Mine was like that too, can't get it off for love nor money :ninja:

I see you already have the ARP head bolts, so you won't need to buy a set again.
Did you ask for them or is bob installing them standard now?
 
Mine was like that too, can't get it off for love nor money :ninja:

I see you already have the ARP head bolts, so you won't need to buy a set again.
Did you ask for them or is bob installing them standard now?
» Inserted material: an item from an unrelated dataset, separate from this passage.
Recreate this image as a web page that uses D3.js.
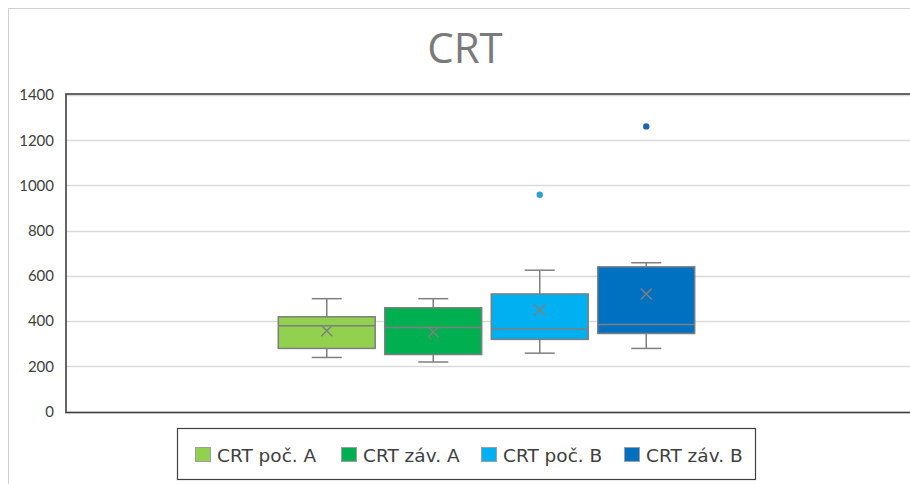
<!DOCTYPE html>
<html><head><meta charset="utf-8">
<script src="https://cdn.jsdelivr.net/npm/d3@7"></script>
<style>
html,body{margin:0;padding:0;background:#fff;}
svg{display:block;}
</style></head>
<body>
<svg id="chart" width="910" height="484"></svg>
<script>
const title = "CRT";
const series = ["CRT poč. A", "CRT záv. A", "CRT poč. B", "CRT záv. B"];
const mins    = [239, 219, 258, 279];
const q1s     = [279, 252, 319, 345];
const medians = [379, 372, 366, 385];
const q3s     = [419, 459, 520, 640];
const maxs    = [499, 499, 625, 658];
const means   = [357, 352, 449, 520];
const outliers = [[], [], [959], [1261]];
const yTicks = [0, 200, 400, 600, 800, 1000, 1200, 1400];
const colors = ["#92D050", "#00B050", "#00B0F0", "#0070C0"];
const outlierColors = ["#92D050", "#00B050", "#2E9FD6", "#1F64AD"];

const svg = d3.select("#chart");
const grey = "#7F7F7F";

// outer chart border
svg.append("rect").attr("x", 8.5).attr("y", 8.5).attr("width", 930).attr("height", 500)
  .attr("fill", "none").attr("stroke", "#D0D0D0").attr("stroke-width", 1);

// title
svg.append("text").attr("x", 465).attr("y", 63).attr("text-anchor", "middle")
  .attr("font-family", "Open Sans").attr("font-size", 42).attr("fill", "#7A7A7A")
  .text(title);

const plotL = 66, plotR = 915;
const y = d3.scaleLinear().domain([0, 1400]).range([411.5, 95]);
const x = d3.scaleBand().domain(series).range([273.5, 699.5]).paddingInner(0.09).paddingOuter(0.045);

// gridlines
svg.append("g").selectAll("line").data(yTicks).join("line")
  .attr("x1", plotL).attr("x2", plotR)
  .attr("y1", d => Math.round(y(d)) + 0.5).attr("y2", d => Math.round(y(d)) + 0.5)
  .attr("stroke", "#D9D9D9").attr("stroke-width", 1.5);

// axis labels
const yAxis = d3.axisLeft(y).tickValues(yTicks).tickSize(0).tickPadding(12).tickFormat(d3.format("d"));
const ga = svg.append("g").attr("transform", `translate(${plotL},0)`).call(yAxis);
ga.select(".domain").remove();
ga.selectAll("text").attr("font-family", "Lato").attr("font-size", 15).attr("fill", "#404040");

// plot border
svg.append("rect").attr("x", plotL).attr("y", y(1400) - 1).attr("width", plotR - plotL)
  .attr("height", y(0) - y(1400) + 2)
  .attr("fill", "none").attr("stroke", "#404040").attr("stroke-width", 1.6);

// boxes
const data = series.map((s, i) => ({ s, i, min: mins[i], q1: q1s[i], med: medians[i], q3: q3s[i], max: maxs[i], mean: means[i], out: outliers[i] }));
const bw = x.bandwidth();
const g = svg.append("g").selectAll("g").data(data).join("g");
const cx = d => x(d.s) + bw / 2;

// whiskers
g.append("line").attr("x1", cx).attr("x2", cx).attr("y1", d => y(d.max)).attr("y2", d => y(d.q3))
  .attr("stroke", grey).attr("stroke-width", 1.5);
g.append("line").attr("x1", cx).attr("x2", cx).attr("y1", d => y(d.q1)).attr("y2", d => y(d.min))
  .attr("stroke", grey).attr("stroke-width", 1.5);
g.append("line").attr("x1", d => cx(d) - 15).attr("x2", d => cx(d) + 15).attr("y1", d => y(d.max)).attr("y2", d => y(d.max))
  .attr("stroke", grey).attr("stroke-width", 1.5);
g.append("line").attr("x1", d => cx(d) - 15).attr("x2", d => cx(d) + 15).attr("y1", d => y(d.min)).attr("y2", d => y(d.min))
  .attr("stroke", grey).attr("stroke-width", 1.5);
// box
g.append("rect").attr("x", d => x(d.s)).attr("width", bw)
  .attr("y", d => y(d.q3)).attr("height", d => y(d.q1) - y(d.q3))
  .attr("fill", d => colors[d.i]).attr("stroke", grey).attr("stroke-width", 1.5);
// median
g.append("line").attr("x1", d => x(d.s)).attr("x2", d => x(d.s) + bw)
  .attr("y1", d => y(d.med)).attr("y2", d => y(d.med))
  .attr("stroke", grey).attr("stroke-width", 1.5);
// mean X
g.append("path").attr("d", d => {
  const c = cx(d), m = y(d.mean), r = 5.5;
  return `M${c - r},${m - r}L${c + r},${m + r}M${c - r},${m + r}L${c + r},${m - r}`;
}).attr("stroke", grey).attr("stroke-width", 1.5).attr("fill", "none");
// outliers
g.selectAll("circle").data(d => d.out.map(v => ({ v, d }))).join("circle")
  .attr("cx", o => cx(o.d)).attr("cy", o => y(o.v)).attr("r", 3.2)
  .attr("fill", o => outlierColors[o.d.i]);

// legend
const legX = [195, 341, 481, 624];
const lg = svg.append("g");
lg.append("rect").attr("x", 177.5).attr("y", 428.5).attr("width", 578).attr("height", 51)
  .attr("fill", "#fff").attr("stroke", "#404040").attr("stroke-width", 1.2);
const li = lg.selectAll("g.item").data(series).join("g").attr("class", "item")
  .attr("transform", (d, i) => `translate(${legX[i]},447)`);
li.append("rect").attr("x", 0.5).attr("y", 0.5).attr("width", 15).attr("height", 14)
  .attr("fill", (d, i) => colors[i]).attr("stroke", "#A0A0A0").attr("stroke-width", 1);
li.append("text").attr("x", 22).attr("y", 14.5)
  .attr("font-family", "DejaVu Sans").attr("font-size", 18.5).attr("fill", "#404040")
  .text(d => d);
</script>
</body></html>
I honestly don’t remember, I didn’t have them in Hawaii, so they went in on this last trip in 2017 to NJ.
 
Just a reminder here: Intake ports are not golf balls. Nor are they aircraft foils. They are quite unique. There is a long list of attributes that make them so. The flow starts and stops thus the Reynolds number is constantly changing and very rapidly; some of the flow is dry and some laden with fuel; the ports are curved and not a straight tube; the combined fuel air flow must rotate in three dimensions as it enters the cylinder chamber (higher flow numbers in a head on a test bench do not necessarily equate to greater power production); the port must function at partial throttle; the higher the rpm, the greater variation in density and velocity; and the mean temperature changes from TB entry to valve face. These are just the obvious ones.
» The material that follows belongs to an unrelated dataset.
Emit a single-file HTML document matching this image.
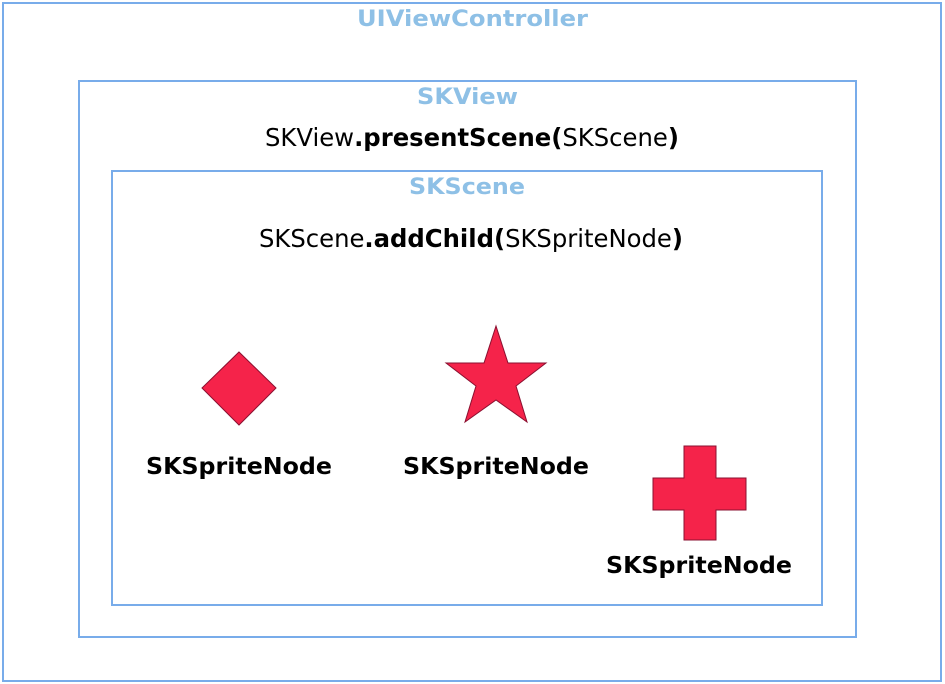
<!DOCTYPE html>
<html><head><meta charset="utf-8"><style>
html,body{margin:0;padding:0;background:#fff;}
svg{display:block;}
text{font-family:"DejaVu Sans","Liberation Sans",sans-serif;}
</style></head><body>
<svg width="945" height="684" viewBox="0 0 945 684" xmlns="http://www.w3.org/2000/svg">
<rect width="945" height="684" fill="#fff"/>
<g fill="none" stroke="#78acea" stroke-width="2">
<rect x="3" y="3" width="938" height="678"/>
<rect x="79" y="81" width="777" height="556"/>
<rect x="112" y="171" width="710" height="434"/>
</g>
<g fill="#8ec0e6" font-weight="bold" font-size="22">
<text x="357" y="26" textLength="231" lengthAdjust="spacingAndGlyphs">UIViewController</text>
<text x="417" y="104" textLength="101" lengthAdjust="spacingAndGlyphs">SKView</text>
<text x="409" y="194" textLength="116" lengthAdjust="spacingAndGlyphs">SKScene</text>
</g>
<g fill="#000" font-size="25">
<text x="265" y="146" textLength="414" lengthAdjust="spacingAndGlyphs">SKView<tspan font-weight="bold">.presentScene(</tspan>SKScene<tspan font-weight="bold">)</tspan></text>
<text x="259" y="247" textLength="424" lengthAdjust="spacingAndGlyphs">SKScene<tspan font-weight="bold">.addChild(</tspan>SKSpriteNode<tspan font-weight="bold">)</tspan></text>
</g>
<g fill="#000" font-weight="bold" font-size="23">
<text x="146" y="474" textLength="186" lengthAdjust="spacingAndGlyphs">SKSpriteNode</text>
<text x="403" y="474" textLength="186" lengthAdjust="spacingAndGlyphs">SKSpriteNode</text>
<text x="606" y="573" textLength="186" lengthAdjust="spacingAndGlyphs">SKSpriteNode</text>
</g>
<g fill="#f5234a" stroke="#8a1030" stroke-width="1">
<polygon points="239,352 276,388 239,425 202,388"/>
<polygon points="496,326 508,363 546,363 516,386 527,422 496,400 465,422 476,386 446,363 484,363"/>
<polygon points="684,446 716,446 716,478 746,478 746,510 716,510 716,540 684,540 684,510 653,510 653,478 684,478"/>
</g>
</svg>
</body></html>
There is science behind the art of head porting. But the variation in engines, power output and application is endless. Thus what works for one may not work at all for the next. A golf ball is so simple by comparison that to deduce what works for it should work in an engine head is "magical" thinking.

The trend in moving injectors closer to the intake valve and injecting at ever higher pressures allows air in the intake port to remain dry longer and longer. The impact of liquid and vaporized fuel in constantly changing proportions on the performance of an intake system should not be under estimated. The example of rain drops running up the windshield is a good example. Now imagine tiny raindrops in a wind tunnel that changes air speed from 0 to 200mph and back to 0 in about .0023 sec every .009 secs at 6,500rpm. Some droplets vaporize and then re-condense, some droplets grow in size due to surface tension as they contact adjacent droplets but not all, some impinge on perimeter surfaces and then shatter into smaller droplets, some smaller ones reverse direction, some stall momentarily suspended motionless as in a cloud, some adhere to the surface and run along that surface combining into rivulets until something disturbs it breaking the rivulet back into suspended droplets. The system is not chaotic but largely unpredictable at small scale with current technology.
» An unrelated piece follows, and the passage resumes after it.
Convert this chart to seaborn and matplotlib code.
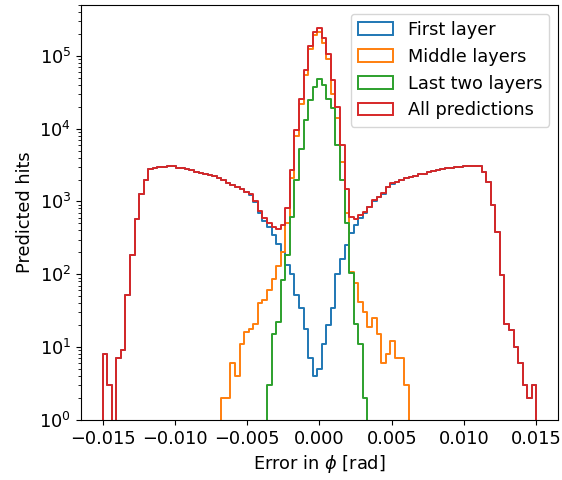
import numpy as np
import matplotlib
matplotlib.use("Agg")
import matplotlib.pyplot as plt
from matplotlib.patches import Patch
import seaborn as sns

# phi error histogram, 95 equal bins between -0.015 and 0.015 rad
phi_lo, phi_hi, n_bins = -0.015, 0.015, 95

first_layer = [
    8, 3, 0, 7, 9, 52, 183, 566, 1250, 2000,
    2750, 2900, 2950, 3000, 3080, 3050, 2920, 2880, 2800, 2690,
    2550, 2420, 2350, 2300, 2200, 2100, 1958, 1798, 1694, 1596,
    1469, 1334, 1232, 979, 700, 545, 440, 350, 260, 200,
    134, 100, 52, 35, 18, 7, 4, 5, 11, 20,
    35, 100, 160, 250, 364, 480, 600, 690, 830, 1015,
    1135, 1284, 1582, 1758, 1843, 1953, 2097, 2180, 2250, 2350,
    2400, 2500, 2600, 2700, 2750, 2850, 2900, 2950, 3000, 3050,
    3050, 3100, 3050, 2550, 1860, 890, 383, 97, 21, 17,
    10, 6, 3, 2, 3,
]
middle_layers = [
    0, 0, 0, 0, 0, 0, 0, 0, 0, 0,
    0, 0, 0, 0, 0, 0, 0, 0, 0, 0,
    0, 0, 0, 0, 0, 0, 2, 2, 6, 4,
    11, 16, 18, 21, 40, 45, 60, 85, 130, 200,
    500, 2100, 7800, 21500, 54000, 122000, 190000, 212000, 150000, 90000,
    30000, 14000, 3500, 700, 108, 75, 42, 30, 19, 25,
    15, 6, 8, 12, 7, 7, 3, 0, 0, 0,
    0, 0, 0, 0, 0, 0, 0, 0, 0, 0,
    0, 0, 0, 0, 0, 0, 0, 0, 0, 0,
    0, 0, 0, 0, 0,
]
last_two_layers = [
    0, 0, 0, 0, 0, 0, 0, 0, 0, 0,
    0, 0, 0, 0, 0, 0, 0, 0, 0, 0,
    0, 0, 0, 0, 0, 0, 0, 0, 0, 0,
    0, 0, 0, 0, 0, 0, 3, 15, 22, 83,
    183, 615, 1960, 5300, 13100, 24600, 37300, 48600, 39600, 25800,
    19000, 6000, 2000, 500, 103, 21, 11, 2, 0, 0,
    0, 0, 0, 0, 0, 0, 0, 0, 0, 0,
    0, 0, 0, 0, 0, 0, 0, 0, 0, 0,
    0, 0, 0, 0, 0, 0, 0, 0, 0, 0,
    0, 0, 0, 0, 0,
]
all_predictions = [
    8, 3, 0, 7, 9, 52, 183, 566, 1250, 2000,
    2750, 2900, 2950, 3000, 3080, 3050, 2920, 2880, 2800, 2690,
    2550, 2420, 2350, 2300, 2200, 2100, 1960, 1800, 1700, 1600,
    1480, 1350, 1250, 1000, 740, 590, 500, 450, 412, 473,
    800, 2700, 9500, 25800, 63000, 138000, 213000, 240000, 173000, 107000,
    46000, 20000, 5900, 1500, 620, 580, 650, 720, 850, 1040,
    1150, 1290, 1590, 1770, 1850, 1960, 2100, 2180, 2250, 2350,
    2400, 2500, 2600, 2700, 2750, 2850, 2900, 2950, 3000, 3050,
    3050, 3100, 3050, 2550, 1860, 890, 383, 97, 21, 17,
    10, 6, 3, 2, 3,
]

series = [first_layer, middle_layers, last_two_layers, all_predictions]
labels = ["First layer", "Middle layers", "Last two layers", "All predictions"]

sns.set_style("ticks")
plt.rcParams["font.family"] = ["DejaVu Sans"]
plt.rcParams["font.size"] = 12.8
plt.rcParams["axes.edgecolor"] = "black"
plt.rcParams["xtick.color"] = "black"
plt.rcParams["ytick.color"] = "black"
plt.rcParams["text.color"] = "black"
plt.rcParams["axes.labelcolor"] = "black"
colors = sns.color_palette("tab10", 4)

edges = np.linspace(phi_lo, phi_hi, n_bins + 1)
width = edges[1] - edges[0]
# an empty bin on each side so every outline starts and ends on the axis
edges = np.concatenate([[edges[0] - width], edges, [edges[-1] + width]])
centers = 0.5 * (edges[:-1] + edges[1:])

fig, ax = plt.subplots(figsize=(5.62, 4.8), dpi=100)
fig.subplots_adjust(left=0.144, right=0.993, top=0.99, bottom=0.125)

for vals, col in zip(series, colors):
    counts = np.concatenate([[0], vals, [0]])
    sns.histplot(x=centers, weights=counts, bins=list(edges), element="step",
                 fill=False, color=col, linewidth=1.4, ax=ax)

ax.set_yscale("log")
ax.set_ylim(1, 5e5)
ax.set_xlim(-0.0165, 0.0165)
ax.set_xlabel(r"Error in $\phi$ [rad]")
ax.set_ylabel("Predicted hits")

handles = [Patch(facecolor="none", edgecolor=c, linewidth=1.4, label=l)
           for c, l in zip(colors, labels)]
ax.legend(handles=handles, loc="upper right")

fig.savefig("out.png", dpi=100)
Mismatches between manifold and head port in wet intake systems can be intentional. The benefit of some introduced turbulence on fuel management in the runner can out weigh the cost to gross air flow. Managed turbulence can be more effective than a physical change in geometry to accomplish the same task. Dimples on a golf ball are one example, circumferential witness marks from CNC machining ports are another, as are differential surface finishes on floor, walls and roof of a port.

GM dedicated over a million hours to CFD developing the GenV V-8 port and combustion chamber. Nothing simple about intake systems in four stroke engines.